When the heat is on, try this cool salad. It’s a little spicy, a little sweet and just right for a light summer meal.
- 1 tsp sea salt
- 1/2 tsp ground cumin
- 1/4 tsp black pepper, freshly ground
- 12 oz uncooked scallop(s), sea variety
- 2 medium poblano chile, quartered, pressed flat
- 3 spray(s) cooking spray
- 1/2 tsp lime zest, grated
- 2 Tbsp fresh lime juice
- 2 Tbsp extra virgin olive oil
- 1 cup(s) pineapple, golden variety, diced
- 3 medium fresh tomato(es), diced
- 1/2 small uncooked jicama, peeled, diced
- 1/3 cup(s) cilantro, chopped
- 2 medium uncooked scallion(s), sliced
- 1/2 medium fresh lime(s), cut into 4 wedges
Preheat outdoor grill or stove-top grill pan to medium-high.
Combine salt, cumin and pepper in a small cup.

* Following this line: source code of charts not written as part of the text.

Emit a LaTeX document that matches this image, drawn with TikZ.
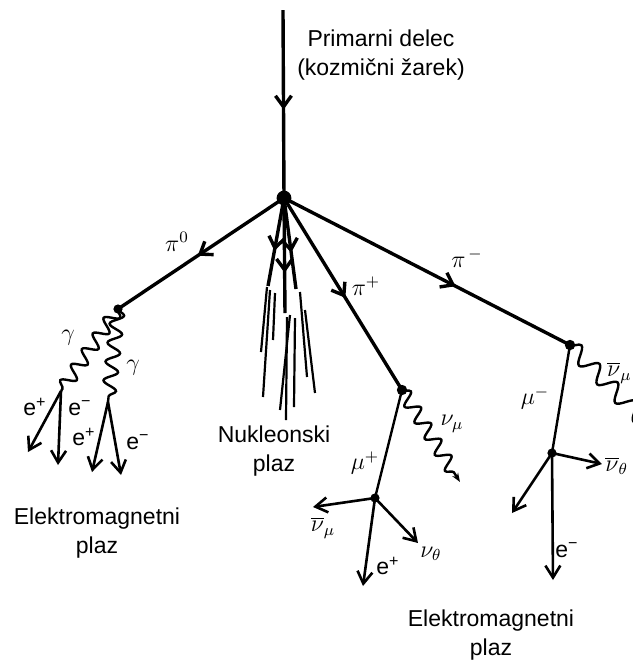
\documentclass[tikz,border=0pt]{standalone}
\usepackage{fontspec}
\setmainfont{Liberation Sans}
\usetikzlibrary{arrows.meta,decorations.pathmorphing,decorations.markings}

\tikzset{
  track/.style={line width=1.7pt},
  lepton/.style={line width=1.3pt, -{Straight Barb[length=6pt,width=7.5pt]}},
  midarrow/.style={postaction={decorate},
    decoration={markings,mark=at position #1 with {\arrow{Straight Barb[length=5.5pt,width=8pt]}}}},
  photon/.style={line width=1.2pt, decorate,
    decoration={snake,amplitude=3.4pt,segment length=9.5pt}},
  lbl/.style={inner sep=0pt, font=\fontsize{11.5}{13}\selectfont},
  plaz/.style={align=center, inner sep=0pt, font=\fontsize{11.5}{14.5}\selectfont}
}

\begin{document}
\begin{tikzpicture}[x=0.5pt,y=-0.5pt]
  \useasboundingbox (0,0) rectangle (633,661);

  %% Vertices
  \coordinate (top) at (283,10);
  \coordinate (v0)  at (284,198);
  \coordinate (pz)  at (118,309);
  \coordinate (pp)  at (402,390);
  \coordinate (pm)  at (570,345);
  \coordinate (mp)  at (375,498);
  \coordinate (mm)  at (552,453);
  \coordinate (g1)  at (61,391);
  \coordinate (g2)  at (108,402);

  %% Free ends
  \coordinate (e1) at (28,452);
  \coordinate (e2) at (58,465);
  \coordinate (e3) at (92,472);
  \coordinate (e4) at (121,475);
  \coordinate (s1) at (268,286);
  \coordinate (s2) at (285,313);
  \coordinate (s3) at (296,289);
  \coordinate (nm)  at (460,482);
  \coordinate (nmb) at (645,422);
  \coordinate (mp1) at (313,507);
  \coordinate (mp2) at (418,543);
  \coordinate (mp3) at (363,586);
  \coordinate (mm1) at (602,464);
  \coordinate (mm2) at (512,513);
  \coordinate (mm3) at (553,580);

  %% Primary particle
  \node[plaz] (prim) at (381,55) {Primarni delec\\(kozmični žarek)};
  \draw[track, midarrow=0.53] (top) -- (v0);
  \fill (v0) circle (3.7pt);

  %% Pions
  \draw[track, midarrow=0.52] (v0) -- (pz);
  \draw[track, midarrow=0.52] (v0) -- (pp);
  \draw[track, midarrow=0.6] (v0) -- (pm);
  \node[lbl] (lpz) at (177,242) {$\pi^0$};
  \node[lbl] (lpp) at (366,286) {$\pi^+$};
  \node[lbl] (lpm) at (467,258) {$\pi^{\,-}$};

  %% Nucleon shower
  \draw[track, midarrow=0.6] (v0) -- (s1);
  \draw[track, midarrow=0.65] (v0) -- (s2);
  \draw[track, midarrow=0.6] (v0) -- (s3);
  \draw[line width=1.1pt] (267,287) -- (261,352);
  \draw[line width=1.1pt] (270,290) -- (263,397);
  \draw[line width=1.1pt] (275,293) -- (273,340);
  \draw[line width=1.1pt] (290,315) -- (280,410);
  \draw[line width=1.1pt] (287,317) -- (286,420);
  \draw[line width=1.1pt] (295,318) -- (294,407);
  \draw[line width=1.1pt] (300,292) -- (307,377);
  \draw[line width=1.1pt] (305,310) -- (315,393);
  \node[plaz] (nuk) at (274,451) {Nukleonski\\plaz};

  %% pi0 -> 2 gamma -> e+ e-
  \fill (pz) circle (2.3pt);
  \draw[photon] (pz) -- (g1);
  \draw[photon] (pz) -- (g2);
  \node[lbl] (lg1) at (68,338) {$\gamma$};
  \node[lbl] (lg2) at (133,368) {$\gamma$};
  \draw[lepton] (g1) -- (e1);
  \draw[lepton] (g1) -- (e2);
  \draw[lepton] (g2) -- (e3);
  \draw[lepton] (g2) -- (e4);
  \node[lbl] (le1) at (35,407) {e\textsuperscript{+}};
  \node[lbl] (le2) at (80,408) {e\textsuperscript{−}};
  \node[lbl] (le3) at (84,437) {e\textsuperscript{+}};
  \node[lbl] (le4) at (138,442) {e\textsuperscript{−}};
  \node[plaz] (em1) at (97,533) {Elektromagnetni\\plaz};

  %% pi+ -> mu+ nu
  \fill (pp) circle (2.6pt);
  \draw[photon, decoration={post length=3pt}, -{Stealth[length=4.5pt]}] (pp) -- (nm);
  \node[lbl] (lnm) at (452,424) {$\nu_\mu$};
  \draw[line width=1.2pt] (pp) -- (mp);
  \node[lbl] (lmp) at (365,463) {$\mu^+$};
  \fill (mp) circle (2.3pt);
  \draw[lepton] (mp) -- (mp1);
  \draw[lepton] (mp) -- (mp2);
  \draw[lepton] (mp) -- (mp3);
  \node[lbl] (lmp1) at (323,528) {$\overline{\nu}_\mu$};
  \node[lbl] (lmp2) at (431,554) {$\nu_\theta$};
  \node[lbl] (lmp3) at (388,566) {e\textsuperscript{+}};

  %% pi- -> mu- nubar
  \fill (pm) circle (2.6pt);
  \draw[photon, decoration={amplitude=4pt,segment length=13pt}] (pm) -- (nmb);
  \node[lbl, anchor=east] (lnmb) at (632,373) {$\overline{\nu}_\mu$};
  \draw[line width=1.2pt] (pm) -- (mm);
  \node[lbl] (lmm) at (535,398) {$\mu^-$};
  \fill (mm) circle (2.3pt);
  \draw[lepton] (mm) -- (mm1);
  \draw[lepton] (mm) -- (mm2);
  \draw[lepton] (mm) -- (mm3);
  \node[lbl, anchor=west] (lmm1) at (605,466) {$\overline{\nu}_\theta$};
  \node[lbl] (lmm3) at (567,550) {e\textsuperscript{−}};
  \node[plaz] (em2) at (491,635) {Elektromagnetni\\plaz};
\end{tikzpicture}
\end{document}
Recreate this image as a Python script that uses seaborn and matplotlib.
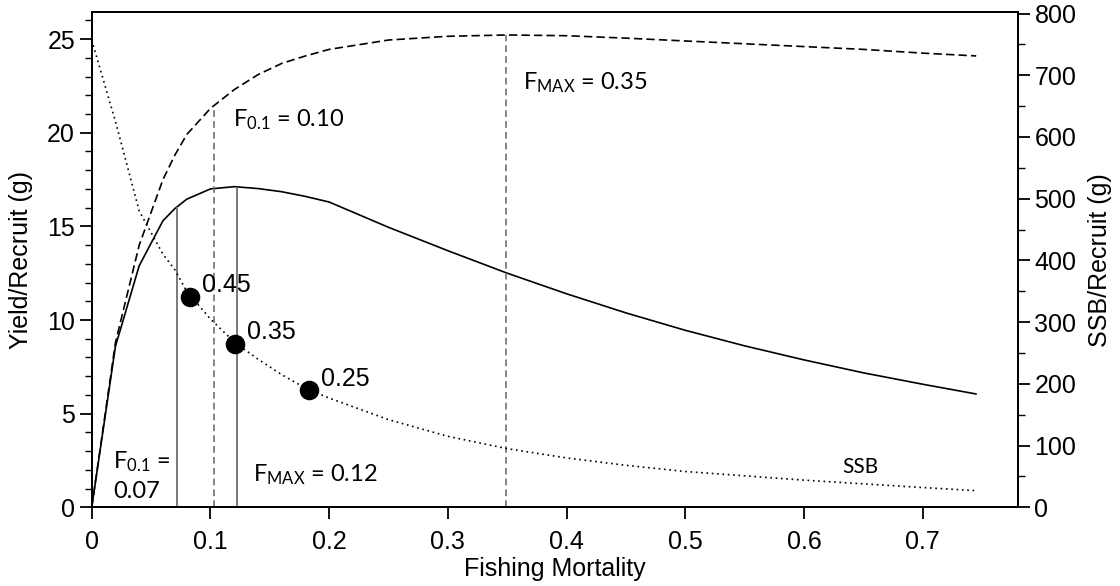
import numpy as np
import pandas as pd
import matplotlib
matplotlib.use("Agg")
import matplotlib.pyplot as plt
from matplotlib.ticker import MultipleLocator, FuncFormatter
import seaborn as sns

# Fishing mortality grid and the three curves
fishing_mortality = [0.0, 0.02, 0.04, 0.06, 0.07, 0.08, 0.10, 0.12, 0.14, 0.16,
                     0.18, 0.20, 0.25, 0.30, 0.35, 0.40, 0.45, 0.50, 0.55,
                     0.60, 0.65, 0.70, 0.745]
ypr_dashed = [0.0, 8.8, 14.0, 17.5, 18.8, 19.9, 21.3, 22.3, 23.1, 23.7,
              24.1, 24.45, 24.95, 25.15, 25.22, 25.18, 25.05, 24.9, 24.75,
              24.6, 24.45, 24.25, 24.1]
ypr_solid = [0.0, 8.6, 12.9, 15.3, 15.95, 16.45, 17.0, 17.12, 17.02, 16.85,
             16.6, 16.3, 14.95, 13.7, 12.5, 11.4, 10.38, 9.45, 8.62,
             7.87, 7.18, 6.57, 6.05]
ssb_per_recruit = [757, 625, 480, 410, 385, 350, 305, 268, 240, 215,
                   193, 177, 142, 115, 95, 80, 68, 58, 51,
                   44, 38, 32, 27]

# reference points (F0.1, Fmax) for both yield curves
ref_solid = [0.072, 0.122]
ref_dashed = [0.103, 0.349]

# %SPR points on the SSB curve
spr_fraction = [0.45, 0.35, 0.25]
spr_mortality = [0.083, 0.121, 0.183]

df = pd.DataFrame({
    "F": fishing_mortality,
    "dashed": ypr_dashed,
    "solid": ypr_solid,
    "ssb": ssb_per_recruit,
})

sns.set_theme(style="ticks")
plt.rcParams["font.family"] = ["Liberation Sans", "DejaVu Sans"]
plt.rcParams["mathtext.default"] = "regular"
plt.rcParams["text.color"] = "black"
plt.rcParams["axes.labelcolor"] = "black"
plt.rcParams["xtick.color"] = "black"
plt.rcParams["ytick.color"] = "black"

fig = plt.figure(figsize=(11.2, 5.86), dpi=100)
ax = fig.add_axes([0.0819, 0.1343, 0.8268, 0.8447])
ax2 = ax.twinx()

# yield per recruit curves
sns.lineplot(data=df, x="F", y="solid", ax=ax, color="black", lw=1.2)
sns.lineplot(data=df, x="F", y="dashed", ax=ax, color="black", lw=1.2,
             linestyle=(0, (5, 2.5)))

# SSB per recruit on the right axis
sns.lineplot(data=df, x="F", y="ssb", ax=ax2, color="black", lw=1.2,
             linestyle=(0, (1, 2.2)))
spr_ssb = [f * ssb_per_recruit[0] for f in spr_fraction]
sns.scatterplot(x=spr_mortality, y=spr_ssb, ax=ax2, color="black", s=170,
                edgecolor="black", zorder=5)

# vertical reference lines up to the curves
for x in ref_solid:
    ax.vlines(x, 0, np.interp(x, fishing_mortality, ypr_solid),
              color="#6f6f6f", lw=1.3)
for x in ref_dashed:
    ax.vlines(x, 0, np.interp(x, fishing_mortality, ypr_dashed),
              color="#6f6f6f", lw=1.2, linestyles=(0, (4, 2.5)))

ann_font = ["Lato", "DejaVu Sans"]
ax.text(0.119, 20.7, r"F$_{0.1}$ = 0.10", fontsize=17, va="center",
        family=ann_font)
ax.text(0.363, 22.65, r"F$_{MAX}$ = 0.35", fontsize=17, va="center",
        family=ann_font)
ax.text(0.018, 2.43, r"F$_{0.1}$ =", fontsize=17, va="center",
        family=ann_font)
ax.text(0.018, 0.83, "0.07", fontsize=17, va="center", family=ann_font)
ax.text(0.136, 1.72, r"F$_{MAX}$ = 0.12", fontsize=17, va="center",
        family=ann_font)
ax.text(0.632, 2.15, "SSB", fontsize=15, va="center", family=ann_font)

for f, xm, ym in zip(spr_fraction, spr_mortality, spr_ssb):
    ax2.text(xm + 0.01, ym + 19, f"{f:.2f}", fontsize=18, va="center")

# axes limits, ticks
ax.set_xlim(0, 0.78)
ax.set_ylim(0, 26.43)
ax2.set_ylim(0, 802)

ax.xaxis.set_major_locator(MultipleLocator(0.1))
ax.xaxis.set_major_formatter(FuncFormatter(lambda v, p: "0" if abs(v) < 1e-9 else f"{v:.1f}"))
ax.yaxis.set_major_locator(MultipleLocator(5))
ax.yaxis.set_minor_locator(MultipleLocator(1))
ax2.yaxis.set_major_locator(MultipleLocator(100))
ax2.yaxis.set_minor_locator(MultipleLocator(50))

ax.tick_params(axis="both", which="major", labelsize=18, length=8.5,
               width=1.3, direction="out", color="black", labelcolor="black")
ax.tick_params(axis="x", which="major", pad=8)
ax.tick_params(axis="y", which="minor", length=5, width=1.0, color="black")
ax2.tick_params(axis="y", which="major", labelsize=18, length=8.5,
                width=1.3, direction="out", color="black", labelcolor="black")
ax2.tick_params(axis="y", which="minor", length=5, width=1.0, color="black")

for a in (ax, ax2):
    for s in a.spines.values():
        s.set_visible(True)
        s.set_color("black")
        s.set_linewidth(1.4)

ax.set_xlabel("Fishing Mortality", fontsize=18, labelpad=2)
ax.set_ylabel("Yield/Recruit (g)", fontsize=18, labelpad=10)
ax2.set_ylabel("SSB/Recruit (g)", fontsize=18, labelpad=8)

fig.savefig("out.png", dpi=100)
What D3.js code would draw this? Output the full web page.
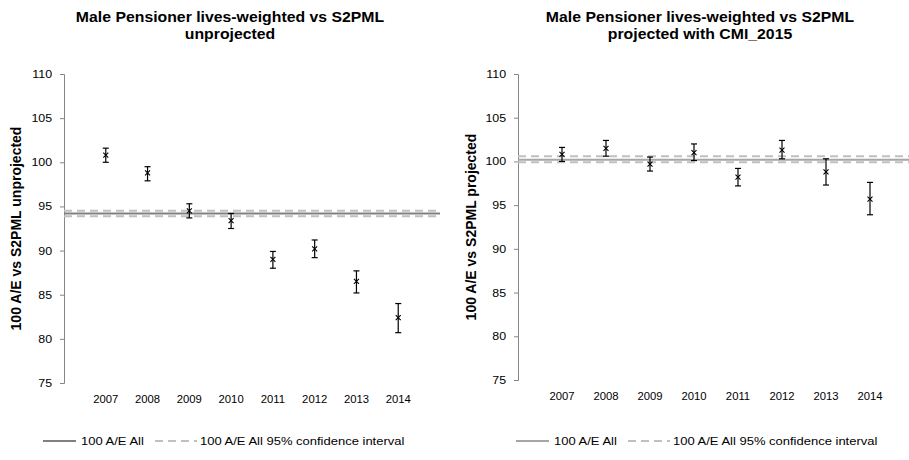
<!DOCTYPE html>
<html>
<head>
<meta charset="utf-8">
<script src="https://cdn.jsdelivr.net/npm/d3@7"></script>
<style>
  body { margin: 0; background: #fff; }
  svg { display: block; font-family: "Liberation Sans", Arial, sans-serif; }
</style>
</head>
<body>
<div id="graph_draw"></div>
<script>
// data
var years = [2007, 2008, 2009, 2010, 2011, 2012, 2013, 2014];
var yTicks = [75, 80, 85, 90, 95, 100, 105, 110];

// unprojected
var aeUnproj     = [100.8, 98.8, 94.5, 93.4, 89.0, 90.2, 86.5, 82.4];
var aeUnprojLow  = [100.0, 97.9, 93.7, 92.5, 88.0, 89.2, 85.2, 80.7];
var aeUnprojHigh = [101.6, 99.5, 95.3, 94.2, 89.9, 91.2, 87.7, 84.0];
var allUnproj    = 94.2;
var allUnprojCI  = [93.9, 94.5];

// projected with CMI_2015
var aeProj     = [100.8, 101.5, 99.7, 101.0, 98.2, 101.3, 98.8, 95.7];
var aeProjLow  = [100.0, 100.6, 98.9, 100.1, 97.2, 100.3, 97.3, 93.9];
var aeProjHigh = [101.6, 102.4, 100.5, 102.0, 99.2, 102.4, 100.3, 97.6];
var allProj    = 100.2;
var allProjCI  = [99.9, 100.6];

var legendLabels = ["100 A/E All", "100 A/E All 95% confidence interval"];

var svg = d3.select("#graph_draw").append("svg")
    .attr("width", 909)
    .attr("height", 460);

var stretch = "scale(1.13,1)"; // text in the picture is a bit wide

function drawPanel(p) {
    var x = d3.scaleLinear().domain([2006, 2015]).range([p.left, p.right]);
    var y = d3.scaleLinear().domain([75, 110]).range([p.bottom, p.top]);

    var g = svg.append("g");

    // title, two lines
    p.title.forEach(function(t, i) {
        g.append("text")
            .attr("transform", "translate(" + p.titleX + "," + (22 + i * 17) + ") " + stretch)
            .attr("text-anchor", "middle")
            .style("font-size", "14px")
            .style("font-weight", "bold")
            .text(t);
    });

    // y axis
    var yAxis = g.append("g")
        .attr("transform", "translate(" + p.left + ",0)")
        .call(d3.axisLeft(y).tickValues(yTicks).tickSize(4).tickPadding(6.5));
    yAxis.select(".domain").attr("stroke", "#868686");
    yAxis.selectAll(".tick line").attr("stroke", "#868686");
    yAxis.selectAll(".tick text")
        .attr("transform", stretch)
        .style("font-size", "11px")
        .attr("fill", "#000");

    // y axis title
    g.append("text")
        .attr("transform", "translate(" + p.yTitleX + "," + ((p.top + p.bottom) / 2) + ") rotate(-90)")
        .attr("text-anchor", "middle")
        .style("font-size", "14px")
        .style("font-weight", "bold")
        .text(p.yTitle);

    // year labels, no axis line
    g.selectAll(".yr").data(years).enter().append("text")
        .attr("transform", function(d) { return "translate(" + x(d) + "," + (p.bottom + 20) + ") " + stretch; })
        .attr("text-anchor", "middle")
        .style("font-size", "10px")
        .text(function(d) { return d; });

    // confidence interval lines (dashed) and the overall line
    p.ci.forEach(function(v) {
        g.append("line")
            .attr("x1", x(2006)).attr("x2", x(2015))
            .attr("y1", y(v)).attr("y2", y(v))
            .attr("stroke", "#c0c0c0")
            .attr("stroke-width", 2)
            .attr("stroke-dasharray", "8,5");
    });
    g.append("line")
        .attr("x1", x(2006)).attr("x2", x(2015))
        .attr("y1", y(p.all)).attr("y2", y(p.all))
        .attr("stroke", p.allColor)
        .attr("stroke-width", 2);

    // error bars
    var bars = g.selectAll(".err").data(years).enter().append("g");
    bars.append("line")
        .attr("x1", function(d) { return x(d); })
        .attr("x2", function(d) { return x(d); })
        .attr("y1", function(d, i) { return y(p.low[i]); })
        .attr("y2", function(d, i) { return y(p.high[i]); })
        .attr("stroke", "#000").attr("stroke-width", 1.2);
    [p.low, p.high].forEach(function(arr) {
        bars.append("line")
            .attr("x1", function(d) { return x(d) - 3; })
            .attr("x2", function(d) { return x(d) + 3; })
            .attr("y1", function(d, i) { return y(arr[i]); })
            .attr("y2", function(d, i) { return y(arr[i]); })
            .attr("stroke", "#000").attr("stroke-width", 1.2);
    });

    // x markers
    var cross = d3.symbol().type(d3.symbolX).size(18);
    g.selectAll(".pt").data(years).enter().append("path")
        .attr("transform", function(d, i) { return "translate(" + x(d) + "," + y(p.values[i]) + ")"; })
        .attr("d", cross)
        .attr("fill", "none")
        .attr("stroke", "#000")
        .attr("stroke-width", 1.1);

    // legend
    var lg = g.append("g").attr("transform", "translate(" + p.legendX + ",441)");
    lg.append("line").attr("x1", 0).attr("x2", 33).attr("y1", 0).attr("y2", 0)
        .attr("stroke", p.allColor).attr("stroke-width", 2);
    lg.append("text").attr("transform", "translate(38,4) " + stretch)
        .style("font-size", "11.5px").text(legendLabels[0]);
    lg.append("line").attr("x1", 112).attr("x2", 154).attr("y1", 0).attr("y2", 0)
        .attr("stroke", "#c0c0c0").attr("stroke-width", 2).attr("stroke-dasharray", "8,5");
    lg.append("text").attr("transform", "translate(157,4) " + stretch)
        .style("font-size", "11.5px").text(legendLabels[1]);
}

drawPanel({
    left: 64, right: 440, top: 74, bottom: 383,
    titleX: 230, title: ["Male Pensioner lives-weighted vs S2PML", "unprojected"],
    yTitleX: 21, yTitle: "100 A/E vs S2PML unprojected",
    values: aeUnproj, low: aeUnprojLow, high: aeUnprojHigh,
    all: allUnproj, ci: allUnprojCI, allColor: "#808080",
    legendX: 43
});

drawPanel({
    left: 518, right: 914, top: 74, bottom: 380,
    titleX: 700, title: ["Male Pensioner lives-weighted vs S2PML", "projected with CMI_2015"],
    yTitleX: 476, yTitle: "100 A/E vs S2PML projected",
    values: aeProj, low: aeProjLow, high: aeProjHigh,
    all: allProj, ci: allProjCI, allColor: "#a6a6a6",
    legendX: 516
});
</script>
</body>
</html>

Coat scallops and poblanos with cooking spray; sprinkle with 3/4 tsp salt mixture (if desired, skewer scallops for easy turning).
Grill scallops and poblanos, turning once until scallops are just cooked through and peppers are crisp-tender, about 6 minutes. Remove from grill; let cool slightly.
Meanwhile, combine remaining ingredients and remaining salt mixture in a large bowl; toss to mix and coat.
Dice grilled peppers; add to bowl. Quarter scallops; add to bowl. Toss ingredients; serve with fresh lime wedges.